Although pay growth (excluding bonuses) may have grown to 2.2% in the last three months, it is 0.1% below the current inflation rate showing an overall drop in take home pay. In February alone, pay growth (excluding bonuses) was just 1.9%, nearly half a percent (0.4%) lower than inflation.

Stephen Clarke from the Resolution Foundation, who commented on the gap between pay and inflation, said; “Britain’s brief pay recovery has come to an end.
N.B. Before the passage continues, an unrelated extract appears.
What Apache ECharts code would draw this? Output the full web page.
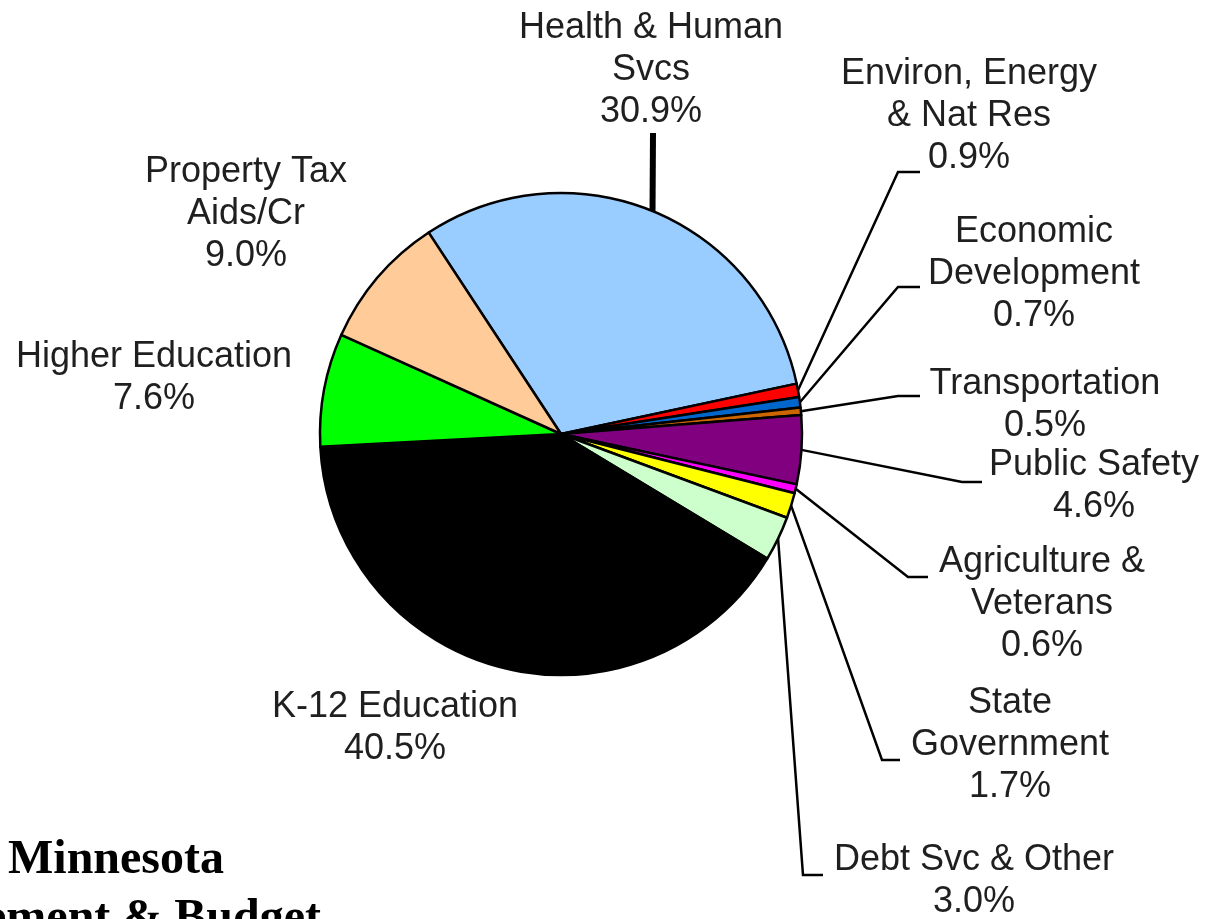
<!DOCTYPE html>
<html>
<head>
<meta charset="utf-8">
<title>General Fund Spending by Area</title>
<script src="https://cdn.jsdelivr.net/npm/echarts@6/dist/echarts.min.js"></script>
<style>
  html, body { margin: 0; padding: 0; background: #ffffff; }
  #chart { width: 1205px; height: 919px; }
</style>
</head>
<body>
<div id="chart"></div>
<script>
// Spending areas, in clockwise order starting with Health & Human Services
const categories = [
  'Health & Human\nSvcs',
  'Environ, Energy\n& Nat Res',
  'Economic\nDevelopment',
  'Transportation',
  'Public Safety',
  'Agriculture &\nVeterans',
  'State\nGovernment',
  'Debt Svc & Other',
  'K-12 Education',
  'Higher Education',
  'Property Tax\nAids/Cr'
];

// Share of total spending, percent
const shares = [30.9, 0.9, 0.7, 0.5, 4.6, 0.6, 1.7, 3.0, 40.5, 7.6, 9.0];

const sliceColors = [
  '#99CCFF', '#FF0000', '#0066CC', '#CC6600', '#800080', '#FF00FF',
  '#FFFF00', '#CCFFCC', '#000000', '#00FF00', '#FFCC99'
];

// Label placement: centre of each text block, and the bend/end of its leader line
const labelPlacement = [
  { at: [651, 70],   line: [[653, 133], [653, 133]], lineWidth: 6 },
  { at: [969, 116],  line: [[898, 172], [920, 172]] },
  { at: [1034, 274], line: [[898, 287], [920, 287]] },
  { at: [1045, 405], line: [[898, 396], [920, 396]] },
  { at: [1094, 486], line: [[962, 482], [982, 482]] },
  { at: [1042, 604], line: [[908, 577], [928, 577]] },
  { at: [1010, 745], line: [[882, 760], [900, 760]] },
  { at: [974, 881],  line: [[803, 875], [823, 875]] },
  { at: [395, 728],  line: null },
  { at: [154, 378],  line: null },
  { at: [246, 214],  line: null }
];

const labelFont = 'Liberation Sans, Arial, Helvetica, sans-serif';

const pieData = categories.map((name, i) => {
  const place = labelPlacement[i];
  return {
    name: name,
    value: shares[i],
    itemStyle: { color: sliceColors[i] },
    labelLine: place.line
      ? { show: true, lineStyle: { width: place.lineWidth || 2.5, color: '#000' } }
      : { show: false }
  };
});

const chart = echarts.init(document.getElementById('chart'), null, { renderer: 'canvas' });

chart.setOption({
  animation: false,
  backgroundColor: '#ffffff',
  series: [{
    type: 'pie',
    center: [561, 434],
    radius: 241,
    startAngle: 123.3,
    clockwise: true,
    avoidLabelOverlap: false,
    silent: true,
    data: pieData,
    itemStyle: { borderColor: '#000000', borderWidth: 2.5 },
    label: {
      show: true,
      position: 'outside',
      color: '#1f1f1f',
      fontFamily: labelFont,
      fontSize: 36,
      lineHeight: 42,
      align: 'center',
      formatter: p => p.name + '\n' + p.value.toFixed(1) + '%'
    },
    labelLine: { show: true, length: 10, length2: 10, smooth: false },
    labelLayout: function (params) {
      const place = labelPlacement[params.dataIndex];
      const out = {
        x: place.at[0],
        y: place.at[1],
        align: 'center',
        verticalAlign: 'middle'
      };
      if (place.line && params.labelLinePoints) {
        const start = params.labelLinePoints[0];
        out.labelLinePoints = [start, place.line[0], place.line[1]];
      }
      return out;
    }
  }],
  graphic: [
    {
      type: 'text',
      left: 8,
      top: 837,
      style: {
        text: 'Minnesota',
        font: 'bold 48px "Liberation Serif", "Times New Roman", serif',
        fill: '#000000'
      }
    },
    {
      type: 'text',
      x: 321,
      y: 896,
      style: {
        text: 'Management & Budget',
        font: 'bold 48px "Liberation Serif", "Times New Roman", serif',
        fill: '#000000',
        textAlign: 'right',
        textVerticalAlign: 'top'
      }
    }
  ]
});
</script>
</body>
</html>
Forty per cent of the workforce are experiencing shrinking pay packets… Many more will join them in the coming months as inflation continues to rise… While the National Living Wage is protecting the lowest earners from this squeeze, boosting wages across the rest of the economy is the big living standards challenge of this parliament.”
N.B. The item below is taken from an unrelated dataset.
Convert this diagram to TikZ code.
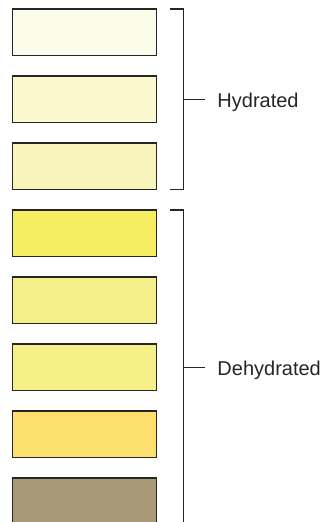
\documentclass[tikz,border=0pt]{standalone}
\usepackage{fontspec}
\setmainfont{Liberation Sans}
\usetikzlibrary{positioning, calc}
\usepackage{xcolor}
\definecolor{inkdark}{HTML}{262626}
\definecolor{urineA}{HTML}{FCFCEB}
\definecolor{urineB}{HTML}{FBF8CE}
\definecolor{urineC}{HTML}{F8F5BC}
\definecolor{urineD}{HTML}{F5EE62}
\definecolor{urineE}{HTML}{F5F08A}
\definecolor{urineF}{HTML}{F5F088}
\definecolor{urineG}{HTML}{FCE06E}
\definecolor{urineH}{HTML}{A89A76}

\begin{document}
\begin{tikzpicture}[x=1pt, y=-1pt,
    swatch/.style={draw=inkdark, line width=1.2pt, minimum width=144.5pt, minimum height=46.5pt, inner sep=0pt, outer sep=0pt},
    bracket/.style={draw=inkdark, line width=1.1pt},
    tag/.style={text=inkdark, inner sep=0pt, font=\fontsize{20}{24}\selectfont}]
    % Fix the page to the size of the reference
    \path[use as bounding box, clip] (0,0) rectangle (326,522);

    % Colour swatches, top to bottom
    \node[swatch, fill=urineA] (s1) at (84.5,32.25) {};
    \node[swatch, fill=urineB, below=20.5pt of s1] (s2) {};
    \node[swatch, fill=urineC, below=20.5pt of s2] (s3) {};
    \node[swatch, fill=urineD, below=20.5pt of s3] (s4) {};
    \node[swatch, fill=urineE, below=20.5pt of s4] (s5) {};
    \node[swatch, fill=urineF, below=20.5pt of s5] (s6) {};
    \node[swatch, fill=urineG, below=20.5pt of s6] (s7) {};
    \node[swatch, fill=urineH, below=20.5pt of s7] (s8) {};

    % Bracket over the hydrated swatches
    \draw[bracket] ([xshift=13pt]s1.north east) -- ([xshift=26.5pt]s1.north east)
        -- ([xshift=26.5pt]s3.south east) -- ([xshift=13pt]s3.south east);
    \coordinate (hmid) at ($([xshift=26.5pt]s1.north east)!0.5!([xshift=26.5pt]s3.south east)$);
    \node[tag, anchor=base west] (hyd) at ($(hmid)+(34,8)$) {Hydrated};
    \draw[bracket, shorten >=12pt] (hmid) -- (hmid -| hyd.west); % Middle tick

    % Bracket over the dehydrated swatches
    \draw[bracket] ([xshift=13pt]s4.north east) -- ([xshift=26.5pt]s4.north east)
        -- ([xshift=26.5pt]s8.south east) -- ([xshift=13pt]s8.south east);
    \coordinate (dmid) at ($([xshift=26.5pt]s4.north east)!0.5!([xshift=26.5pt]s8.south east)$);
    \node[tag, anchor=base west] (dehyd) at ($(dmid)+(34,8)$) {Dehydrated};
    \draw[bracket, shorten >=12pt] (dmid) -- (dmid -| dehyd.west); % Middle tick
\end{tikzpicture}
\end{document}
The last time pay growth was below inflation was in the summer of 2014 when inflation was 1.5% and wages were only growing by 0.9%. We may not be at those levels yet but many are worried that this slight drop over the last quarter could signal the hard times ahead that are being predicted.

Some economists think inflation will reach 3% by the end of this year which without any significant growth in wages will see households up and down the country put under significant strain financially.
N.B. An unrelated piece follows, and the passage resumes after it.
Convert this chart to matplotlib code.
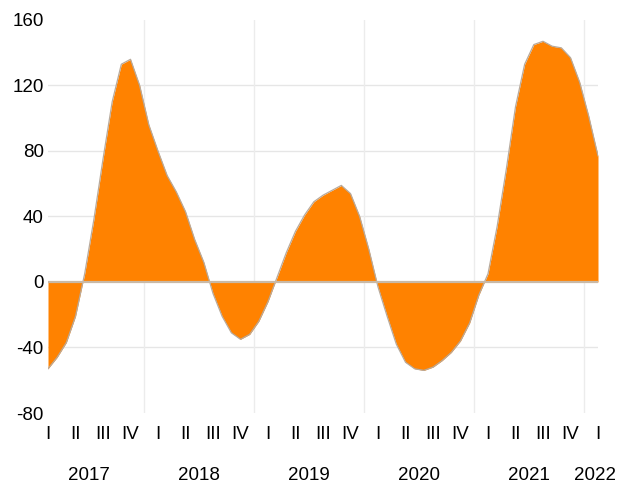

Despite this, the indication from the Bank of England is that they will keep interest rates steady at a record low of 0.25%. The Bank’s governor, Mark Carney, and other policymakers seem happy at the moment to tolerate an inflation rate above its target in the hope this will support growth and safeguard jobs due to the low cost of borrowing.

These latest financial figures are likely to put a strain on the government with a spokesperson from the Treasury commenting to reiterate that they are working to help those struggling; “We are building an economy that works for everyone and helping families with the cost of living by cutting income taxes for 31 million people, freezing fuel duty and increasing the National Living Wage to £7.50 per hour.”

As we edge closer to Brexit, it remains to be seen how this will effect inflation and incomes and if the Bank of England choose to raise interest rates or stick to their guns with the record low rate.